- [STORED DATA]:
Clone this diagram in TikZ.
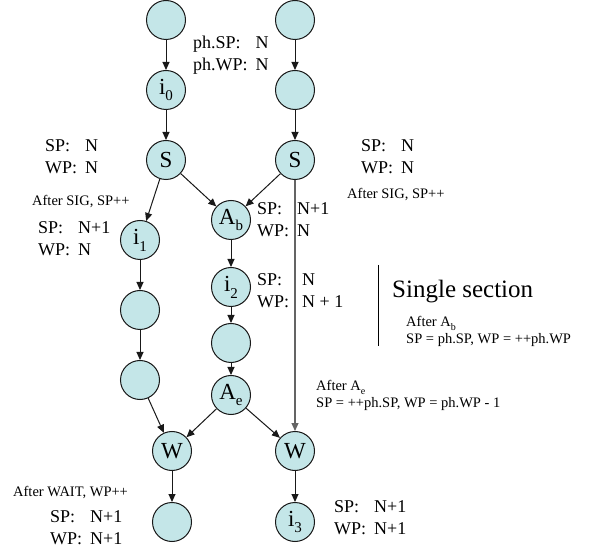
\documentclass[tikz,border=0pt]{standalone}
\usepackage{fontspec}
\setmainfont{Liberation Serif}
\usetikzlibrary{arrows.meta}
\definecolor{nodefill}{RGB}{196,230,232}
\definecolor{edgegray}{RGB}{100,100,100}
\newcommand{\lowidx}[1]{\raisebox{-0.3em}{\fontsize{15}{15}\selectfont #1}}
\newcommand{\smallidx}[1]{\raisebox{-0.25em}{\fontsize{10}{10}\selectfont #1}}
\newcommand{\pairs}[5]{\begin{tabular}[t]{@{}l@{\hspace{#1}}l@{}}#2 & #3\\ #4 & #5\end{tabular}}
\newcommand{\twolines}[2]{\begin{tabular}[t]{@{}l@{}}#1\\ #2\end{tabular}}
\begin{document}
\begin{tikzpicture}[x=1pt,y=-1pt,
 state/.style={circle,draw=black!90,line width=1pt,fill=nodefill,minimum size=39pt,inner sep=0pt,font=\fontsize{23}{23}\selectfont},
 flow/.style={draw=black!90,line width=1pt,-{Triangle[length=8pt,width=7pt]}},
 grayflow/.style={draw=edgegray,line width=1.1pt,-{Triangle[length=8pt,width=7pt]}},
 lab/.style={anchor=base west,inner sep=0pt,font=\fontsize{18}{22}\selectfont},
 note/.style={anchor=base west,inner sep=0pt,font=\fontsize{14.5}{17}\selectfont},
 bignote/.style={anchor=base west,inner sep=0pt,font=\fontsize{25}{28}\selectfont}]
\useasboundingbox (0,0) rectangle (592,553);
% nodes
\node[state] (t1) at (166,20) {};
\node[state] (t2) at (295,20) {};
\node[state] (i0) at (166,90) {i\lowidx{0}};
\node[state] (r2) at (295,90) {};
\node[state] (s1) at (166,160) {S};
\node[state] (s2) at (295,160) {S};
\node[state] (i1) at (140,240) {i\lowidx{1}};
\node[state] (l2) at (140,310) {};
\node[state] (l3) at (140,380) {};
\node[state] (ab) at (231,220) {A\lowidx{b}};
\node[state] (i2) at (231,287) {i\lowidx{2}};
\node[state] (m3) at (231,343) {};
\node[state] (ae) at (231,395) {A\lowidx{e}};
\node[state] (w1) at (172,451) {W};
\node[state] (w2) at (295,451) {W};
\node[state] (b1) at (172,522) {};
\node[state] (i3) at (295,522) {i\lowidx{3}};
% edges
\draw[flow] (t1) -- (i0);
\draw[flow] (i0) -- (s1);
\draw[flow] (t2) -- (r2);
\draw[flow] (r2) -- (s2);
\draw[flow] (s1) -- (i1);
\draw[flow] (s1) -- (ab);
\draw[flow] (s2) -- (ab);
\draw[grayflow] (s2) -- (w2);
\draw[flow] (i1) -- (l2);
\draw[flow] (l2) -- (l3);
\draw[flow] (l3) -- (w1);
\draw[flow] (ab) -- (i2);
\draw[flow] (i2) -- (m3);
\draw[flow] (m3) -- (ae);
\draw[flow] (ae) -- (w1);
\draw[flow] (ae) -- (w2);
\draw[flow] (w1) -- (b1);
\draw[flow] (w2) -- (i3);
% labels
\node[lab] (phlab) at (193,49) {\pairs{8pt}{ph.SP:}{N}{ph.WP:}{N}};
\node[lab] (s1lab) at (45,152) {\pairs{8pt}{SP:}{N}{WP:}{N}};
\node[lab] (s2lab) at (361,152) {\pairs{8pt}{SP:}{N}{WP:}{N}};
\node[note] (sig1) at (32,206) {After SIG, SP++};
\node[note] (sig2) at (347,199) {After SIG, SP++};
\node[lab] (i1lab) at (38,234) {\pairs{8pt}{SP:}{N+1}{WP:}{N}};
\node[lab] (ablab) at (257,215) {\pairs{8pt}{SP:}{N+1}{WP:}{N}};
\node[lab] (i2lab) at (257,286) {\pairs{13pt}{SP:}{N}{WP:}{N + 1}};
\draw[black,line width=1pt] (378,265) coordinate (secA) -- (378,346) coordinate (secB);
\node[bignote] (single) at (392,298) {Single section};
\node[note] (abnote) at (406,327) {\twolines{After A\smallidx{b}}{SP = ph.SP, WP = ++ph.WP}};
\node[note] (aenote) at (316,391) {\twolines{After A\smallidx{e}}{SP = ++ph.SP, WP = ph.WP - 1}};
\node[note] (wait) at (13,496) {After WAIT, WP++};
\node[lab] (b1lab) at (50,522) {\pairs{8pt}{SP:}{N+1}{WP:}{N+1}};
\node[lab] (i3lab) at (334,512) {\pairs{8pt}{SP:}{N+1}{WP:}{N+1}};
\end{tikzpicture}
\end{document}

- [GIVEN PROBLEM]: Without the pictures, write out the whole listing above exactly as it appears.

- [RESPONSE BELOW]:
Clone this diagram in TikZ.
\documentclass[tikz,border=0pt]{standalone}
\usepackage{fontspec}
\setmainfont{Liberation Serif}
\usetikzlibrary{arrows.meta}
\definecolor{nodefill}{RGB}{196,230,232}
\definecolor{edgegray}{RGB}{100,100,100}
\newcommand{\lowidx}[1]{\raisebox{-0.3em}{\fontsize{15}{15}\selectfont #1}}
\newcommand{\smallidx}[1]{\raisebox{-0.25em}{\fontsize{10}{10}\selectfont #1}}
\newcommand{\pairs}[5]{\begin{tabular}[t]{@{}l@{\hspace{#1}}l@{}}#2 & #3\\ #4 & #5\end{tabular}}
\newcommand{\twolines}[2]{\begin{tabular}[t]{@{}l@{}}#1\\ #2\end{tabular}}
\begin{document}
\begin{tikzpicture}[x=1pt,y=-1pt,
 state/.style={circle,draw=black!90,line width=1pt,fill=nodefill,minimum size=39pt,inner sep=0pt,font=\fontsize{23}{23}\selectfont},
 flow/.style={draw=black!90,line width=1pt,-{Triangle[length=8pt,width=7pt]}},
 grayflow/.style={draw=edgegray,line width=1.1pt,-{Triangle[length=8pt,width=7pt]}},
 lab/.style={anchor=base west,inner sep=0pt,font=\fontsize{18}{22}\selectfont},
 note/.style={anchor=base west,inner sep=0pt,font=\fontsize{14.5}{17}\selectfont},
 bignote/.style={anchor=base west,inner sep=0pt,font=\fontsize{25}{28}\selectfont}]
\useasboundingbox (0,0) rectangle (592,553);
% nodes
\node[state] (t1) at (166,20) {};
\node[state] (t2) at (295,20) {};
\node[state] (i0) at (166,90) {i\lowidx{0}};
\node[state] (r2) at (295,90) {};
\node[state] (s1) at (166,160) {S};
\node[state] (s2) at (295,160) {S};
\node[state] (i1) at (140,240) {i\lowidx{1}};
\node[state] (l2) at (140,310) {};
\node[state] (l3) at (140,380) {};
\node[state] (ab) at (231,220) {A\lowidx{b}};
\node[state] (i2) at (231,287) {i\lowidx{2}};
\node[state] (m3) at (231,343) {};
\node[state] (ae) at (231,395) {A\lowidx{e}};
\node[state] (w1) at (172,451) {W};
\node[state] (w2) at (295,451) {W};
\node[state] (b1) at (172,522) {};
\node[state] (i3) at (295,522) {i\lowidx{3}};
% edges
\draw[flow] (t1) -- (i0);
\draw[flow] (i0) -- (s1);
\draw[flow] (t2) -- (r2);
\draw[flow] (r2) -- (s2);
\draw[flow] (s1) -- (i1);
\draw[flow] (s1) -- (ab);
\draw[flow] (s2) -- (ab);
\draw[grayflow] (s2) -- (w2);
\draw[flow] (i1) -- (l2);
\draw[flow] (l2) -- (l3);
\draw[flow] (l3) -- (w1);
\draw[flow] (ab) -- (i2);
\draw[flow] (i2) -- (m3);
\draw[flow] (m3) -- (ae);
\draw[flow] (ae) -- (w1);
\draw[flow] (ae) -- (w2);
\draw[flow] (w1) -- (b1);
\draw[flow] (w2) -- (i3);
% labels
\node[lab] (phlab) at (193,49) {\pairs{8pt}{ph.SP:}{N}{ph.WP:}{N}};
\node[lab] (s1lab) at (45,152) {\pairs{8pt}{SP:}{N}{WP:}{N}};
\node[lab] (s2lab) at (361,152) {\pairs{8pt}{SP:}{N}{WP:}{N}};
\node[note] (sig1) at (32,206) {After SIG, SP++};
\node[note] (sig2) at (347,199) {After SIG, SP++};
\node[lab] (i1lab) at (38,234) {\pairs{8pt}{SP:}{N+1}{WP:}{N}};
\node[lab] (ablab) at (257,215) {\pairs{8pt}{SP:}{N+1}{WP:}{N}};
\node[lab] (i2lab) at (257,286) {\pairs{13pt}{SP:}{N}{WP:}{N + 1}};
\draw[black,line width=1pt] (378,265) coordinate (secA) -- (378,346) coordinate (secB);
\node[bignote] (single) at (392,298) {Single section};
\node[note] (abnote) at (406,327) {\twolines{After A\smallidx{b}}{SP = ph.SP, WP = ++ph.WP}};
\node[note] (aenote) at (316,391) {\twolines{After A\smallidx{e}}{SP = ++ph.SP, WP = ph.WP - 1}};
\node[note] (wait) at (13,496) {After WAIT, WP++};
\node[lab] (b1lab) at (50,522) {\pairs{8pt}{SP:}{N+1}{WP:}{N+1}};
\node[lab] (i3lab) at (334,512) {\pairs{8pt}{SP:}{N+1}{WP:}{N+1}};
\end{tikzpicture}
\end{document}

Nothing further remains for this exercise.